§ **Directions**
Leaving out every picture, copy the lines of the data exactly, from the first through the line containing "(title) at (859,46)".

§ **Supplied data**
--- begin ---
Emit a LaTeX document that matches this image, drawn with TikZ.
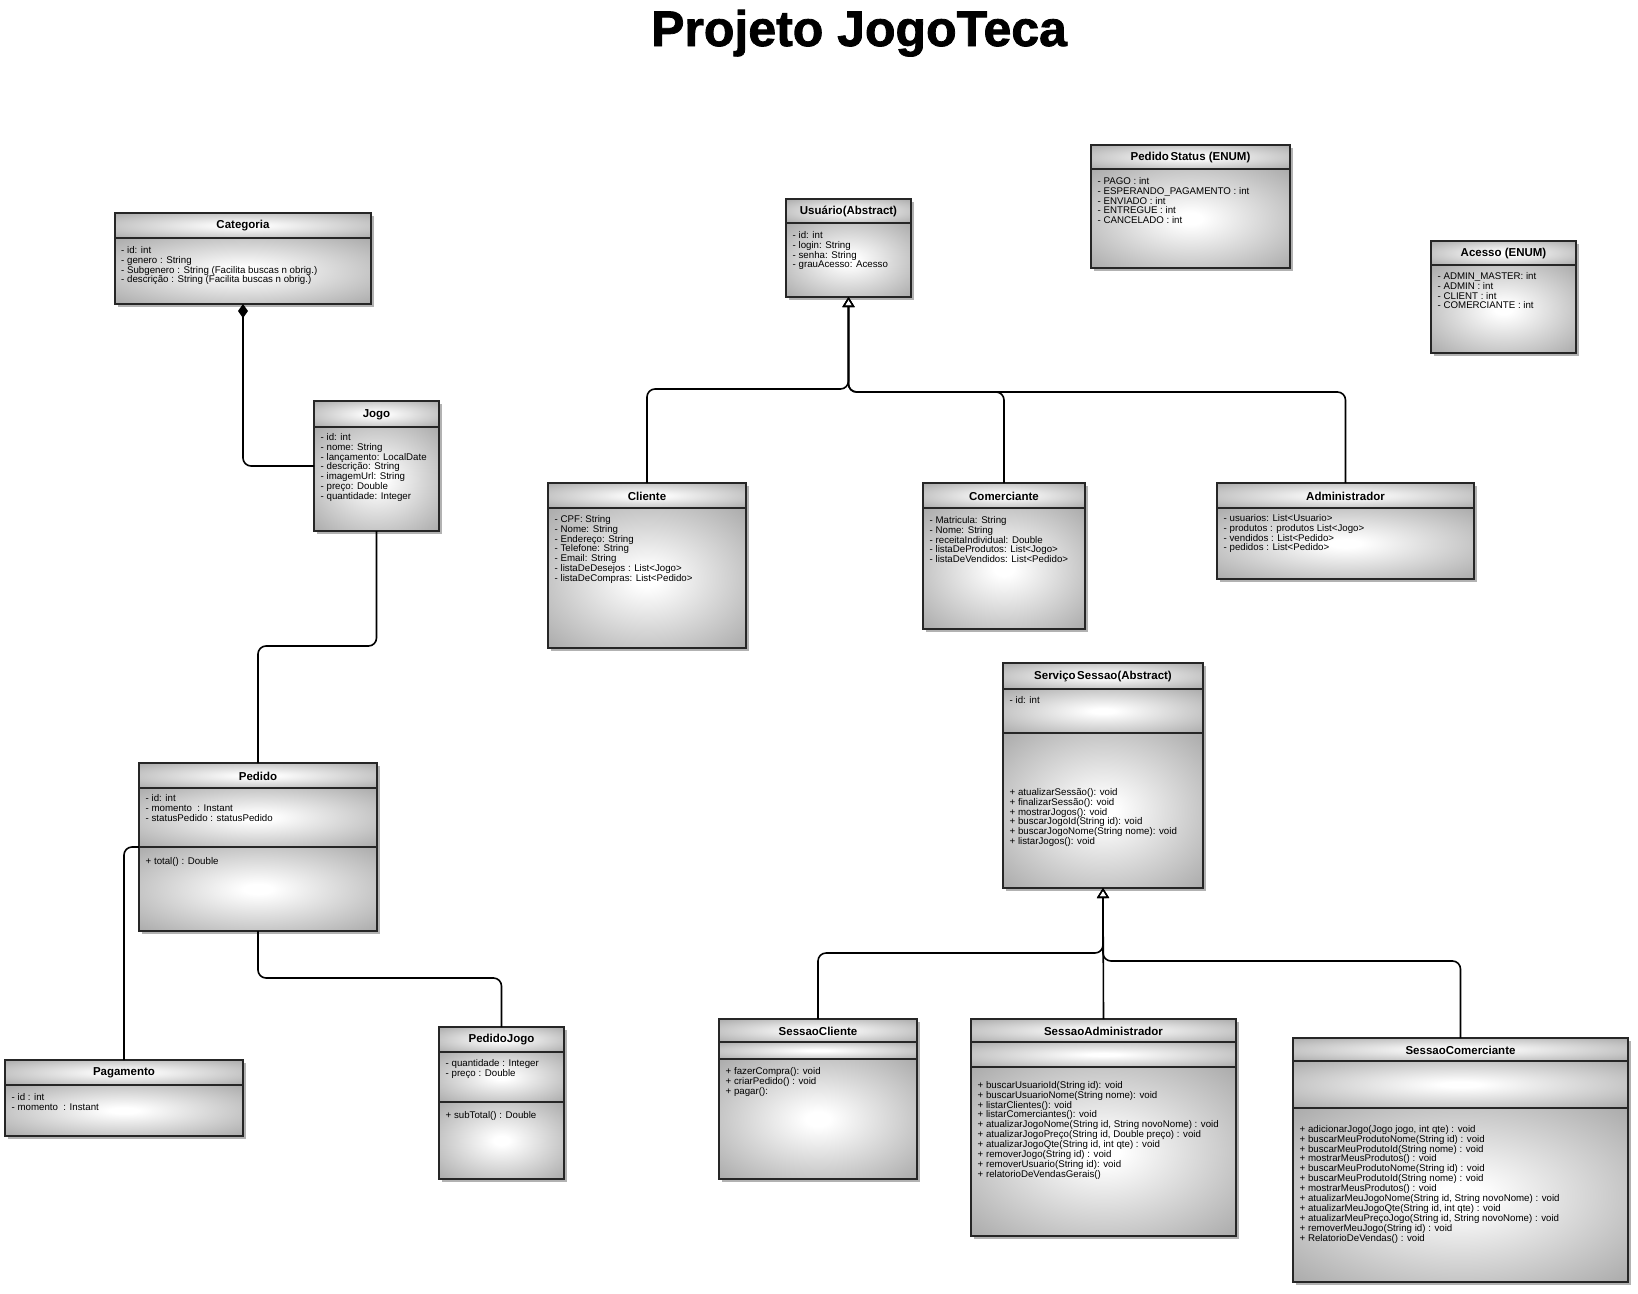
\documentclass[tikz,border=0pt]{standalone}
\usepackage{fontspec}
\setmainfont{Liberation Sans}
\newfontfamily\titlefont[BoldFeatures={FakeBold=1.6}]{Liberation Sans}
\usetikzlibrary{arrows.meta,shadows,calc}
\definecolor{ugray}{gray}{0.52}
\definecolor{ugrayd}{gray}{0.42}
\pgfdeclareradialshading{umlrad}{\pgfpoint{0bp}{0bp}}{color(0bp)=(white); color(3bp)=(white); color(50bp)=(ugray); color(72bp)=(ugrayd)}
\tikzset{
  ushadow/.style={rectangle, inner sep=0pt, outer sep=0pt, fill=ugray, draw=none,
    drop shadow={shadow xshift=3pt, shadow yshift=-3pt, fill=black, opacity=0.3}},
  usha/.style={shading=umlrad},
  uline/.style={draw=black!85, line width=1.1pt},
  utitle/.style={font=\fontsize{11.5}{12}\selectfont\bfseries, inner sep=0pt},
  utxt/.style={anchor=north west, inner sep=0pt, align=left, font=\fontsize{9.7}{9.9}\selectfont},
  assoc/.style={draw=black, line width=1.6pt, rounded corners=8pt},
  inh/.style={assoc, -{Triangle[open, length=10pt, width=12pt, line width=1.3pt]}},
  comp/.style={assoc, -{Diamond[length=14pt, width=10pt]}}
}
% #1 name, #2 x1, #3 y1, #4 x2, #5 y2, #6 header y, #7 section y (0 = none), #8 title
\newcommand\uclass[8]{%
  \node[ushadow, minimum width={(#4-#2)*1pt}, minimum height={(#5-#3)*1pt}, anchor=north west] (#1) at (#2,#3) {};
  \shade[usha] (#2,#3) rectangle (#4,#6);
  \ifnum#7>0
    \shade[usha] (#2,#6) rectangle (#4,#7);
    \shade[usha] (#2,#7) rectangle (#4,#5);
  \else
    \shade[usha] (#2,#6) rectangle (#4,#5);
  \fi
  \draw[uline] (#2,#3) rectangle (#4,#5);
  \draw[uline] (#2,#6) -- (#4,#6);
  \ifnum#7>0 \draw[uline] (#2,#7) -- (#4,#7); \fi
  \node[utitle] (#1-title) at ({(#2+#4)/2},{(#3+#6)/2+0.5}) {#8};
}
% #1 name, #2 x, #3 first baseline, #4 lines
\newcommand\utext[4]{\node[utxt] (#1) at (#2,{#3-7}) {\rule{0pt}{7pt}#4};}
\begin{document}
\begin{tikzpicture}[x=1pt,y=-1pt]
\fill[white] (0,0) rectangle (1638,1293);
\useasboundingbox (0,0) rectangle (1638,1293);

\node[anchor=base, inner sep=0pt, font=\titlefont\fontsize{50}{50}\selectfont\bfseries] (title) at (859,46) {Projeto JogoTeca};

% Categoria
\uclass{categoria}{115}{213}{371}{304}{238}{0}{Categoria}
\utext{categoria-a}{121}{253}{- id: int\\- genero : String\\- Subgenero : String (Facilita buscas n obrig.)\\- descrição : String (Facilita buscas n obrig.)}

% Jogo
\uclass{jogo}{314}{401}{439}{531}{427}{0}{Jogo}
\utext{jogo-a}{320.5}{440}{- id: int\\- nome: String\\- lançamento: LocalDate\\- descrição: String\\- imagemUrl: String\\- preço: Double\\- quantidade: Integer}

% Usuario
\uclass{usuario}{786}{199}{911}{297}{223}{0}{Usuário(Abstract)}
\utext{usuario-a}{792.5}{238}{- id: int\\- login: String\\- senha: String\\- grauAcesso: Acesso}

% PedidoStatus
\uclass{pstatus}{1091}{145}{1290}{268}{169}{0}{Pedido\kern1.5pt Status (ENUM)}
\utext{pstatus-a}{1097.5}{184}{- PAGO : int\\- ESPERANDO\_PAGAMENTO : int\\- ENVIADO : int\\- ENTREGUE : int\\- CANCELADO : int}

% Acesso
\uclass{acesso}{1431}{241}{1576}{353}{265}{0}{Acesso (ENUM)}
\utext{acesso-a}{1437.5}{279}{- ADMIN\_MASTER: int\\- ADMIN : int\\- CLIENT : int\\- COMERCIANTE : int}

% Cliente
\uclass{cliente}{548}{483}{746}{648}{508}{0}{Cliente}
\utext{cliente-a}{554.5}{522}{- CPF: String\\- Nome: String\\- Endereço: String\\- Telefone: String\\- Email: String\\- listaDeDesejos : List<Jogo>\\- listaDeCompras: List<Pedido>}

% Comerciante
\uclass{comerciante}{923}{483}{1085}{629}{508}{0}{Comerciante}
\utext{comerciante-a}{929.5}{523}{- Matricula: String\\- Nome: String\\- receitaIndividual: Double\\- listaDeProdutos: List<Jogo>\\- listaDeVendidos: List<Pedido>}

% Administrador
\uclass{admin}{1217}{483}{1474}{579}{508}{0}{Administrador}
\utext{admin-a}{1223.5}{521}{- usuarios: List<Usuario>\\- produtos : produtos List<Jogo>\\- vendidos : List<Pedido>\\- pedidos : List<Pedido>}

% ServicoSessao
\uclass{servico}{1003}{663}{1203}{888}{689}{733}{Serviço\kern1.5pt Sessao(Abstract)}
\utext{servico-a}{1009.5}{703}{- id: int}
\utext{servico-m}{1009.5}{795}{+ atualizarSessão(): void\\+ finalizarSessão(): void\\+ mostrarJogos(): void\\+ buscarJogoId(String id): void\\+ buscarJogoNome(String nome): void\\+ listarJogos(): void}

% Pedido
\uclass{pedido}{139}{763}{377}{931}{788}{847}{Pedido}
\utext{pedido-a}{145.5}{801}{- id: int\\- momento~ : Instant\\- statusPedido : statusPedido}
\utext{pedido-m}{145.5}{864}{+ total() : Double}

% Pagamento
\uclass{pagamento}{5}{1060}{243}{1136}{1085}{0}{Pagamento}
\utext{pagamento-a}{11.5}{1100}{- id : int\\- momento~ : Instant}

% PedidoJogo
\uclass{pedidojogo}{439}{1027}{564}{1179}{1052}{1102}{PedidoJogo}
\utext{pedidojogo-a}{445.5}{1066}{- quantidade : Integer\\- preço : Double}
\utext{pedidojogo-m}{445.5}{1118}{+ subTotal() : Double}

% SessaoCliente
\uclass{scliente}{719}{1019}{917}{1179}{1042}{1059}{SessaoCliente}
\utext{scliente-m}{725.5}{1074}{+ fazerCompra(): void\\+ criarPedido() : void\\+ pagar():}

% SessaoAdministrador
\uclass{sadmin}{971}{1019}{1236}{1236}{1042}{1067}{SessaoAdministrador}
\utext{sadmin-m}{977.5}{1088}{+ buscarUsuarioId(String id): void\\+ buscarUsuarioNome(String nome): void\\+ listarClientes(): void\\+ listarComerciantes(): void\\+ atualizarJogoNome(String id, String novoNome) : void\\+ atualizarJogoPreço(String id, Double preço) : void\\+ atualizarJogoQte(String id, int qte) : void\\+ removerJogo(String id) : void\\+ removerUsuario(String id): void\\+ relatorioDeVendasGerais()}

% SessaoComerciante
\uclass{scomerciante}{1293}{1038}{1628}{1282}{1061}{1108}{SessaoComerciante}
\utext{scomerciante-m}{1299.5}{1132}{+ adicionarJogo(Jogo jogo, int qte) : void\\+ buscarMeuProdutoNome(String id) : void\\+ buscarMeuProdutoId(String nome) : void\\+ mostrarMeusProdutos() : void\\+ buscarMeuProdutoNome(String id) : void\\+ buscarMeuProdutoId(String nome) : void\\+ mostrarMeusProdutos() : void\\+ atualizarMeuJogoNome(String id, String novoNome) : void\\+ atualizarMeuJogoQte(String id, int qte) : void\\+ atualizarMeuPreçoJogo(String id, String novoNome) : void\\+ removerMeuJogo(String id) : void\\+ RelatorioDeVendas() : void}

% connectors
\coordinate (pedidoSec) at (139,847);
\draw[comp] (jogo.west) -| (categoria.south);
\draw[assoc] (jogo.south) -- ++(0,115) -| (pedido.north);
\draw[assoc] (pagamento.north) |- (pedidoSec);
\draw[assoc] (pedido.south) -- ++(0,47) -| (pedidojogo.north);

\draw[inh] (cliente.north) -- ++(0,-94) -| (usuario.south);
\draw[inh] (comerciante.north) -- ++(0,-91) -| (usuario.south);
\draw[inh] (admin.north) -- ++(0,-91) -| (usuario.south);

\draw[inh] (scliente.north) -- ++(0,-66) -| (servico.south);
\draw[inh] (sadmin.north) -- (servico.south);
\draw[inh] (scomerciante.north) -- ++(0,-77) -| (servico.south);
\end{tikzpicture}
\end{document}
--- end ---
§ **Output for this exercise**
Emit a LaTeX document that matches this image, drawn with TikZ.
\documentclass[tikz,border=0pt]{standalone}
\usepackage{fontspec}
\setmainfont{Liberation Sans}
\newfontfamily\titlefont[BoldFeatures={FakeBold=1.6}]{Liberation Sans}
\usetikzlibrary{arrows.meta,shadows,calc}
\definecolor{ugray}{gray}{0.52}
\definecolor{ugrayd}{gray}{0.42}
\pgfdeclareradialshading{umlrad}{\pgfpoint{0bp}{0bp}}{color(0bp)=(white); color(3bp)=(white); color(50bp)=(ugray); color(72bp)=(ugrayd)}
\tikzset{
  ushadow/.style={rectangle, inner sep=0pt, outer sep=0pt, fill=ugray, draw=none,
    drop shadow={shadow xshift=3pt, shadow yshift=-3pt, fill=black, opacity=0.3}},
  usha/.style={shading=umlrad},
  uline/.style={draw=black!85, line width=1.1pt},
  utitle/.style={font=\fontsize{11.5}{12}\selectfont\bfseries, inner sep=0pt},
  utxt/.style={anchor=north west, inner sep=0pt, align=left, font=\fontsize{9.7}{9.9}\selectfont},
  assoc/.style={draw=black, line width=1.6pt, rounded corners=8pt},
  inh/.style={assoc, -{Triangle[open, length=10pt, width=12pt, line width=1.3pt]}},
  comp/.style={assoc, -{Diamond[length=14pt, width=10pt]}}
}
% #1 name, #2 x1, #3 y1, #4 x2, #5 y2, #6 header y, #7 section y (0 = none), #8 title
\newcommand\uclass[8]{%
  \node[ushadow, minimum width={(#4-#2)*1pt}, minimum height={(#5-#3)*1pt}, anchor=north west] (#1) at (#2,#3) {};
  \shade[usha] (#2,#3) rectangle (#4,#6);
  \ifnum#7>0
    \shade[usha] (#2,#6) rectangle (#4,#7);
    \shade[usha] (#2,#7) rectangle (#4,#5);
  \else
    \shade[usha] (#2,#6) rectangle (#4,#5);
  \fi
  \draw[uline] (#2,#3) rectangle (#4,#5);
  \draw[uline] (#2,#6) -- (#4,#6);
  \ifnum#7>0 \draw[uline] (#2,#7) -- (#4,#7); \fi
  \node[utitle] (#1-title) at ({(#2+#4)/2},{(#3+#6)/2+0.5}) {#8};
}
% #1 name, #2 x, #3 first baseline, #4 lines
\newcommand\utext[4]{\node[utxt] (#1) at (#2,{#3-7}) {\rule{0pt}{7pt}#4};}
\begin{document}
\begin{tikzpicture}[x=1pt,y=-1pt]
\fill[white] (0,0) rectangle (1638,1293);
\useasboundingbox (0,0) rectangle (1638,1293);

\node[anchor=base, inner sep=0pt, font=\titlefont\fontsize{50}{50}\selectfont\bfseries] (title) at (859,46) {Projeto JogoTeca};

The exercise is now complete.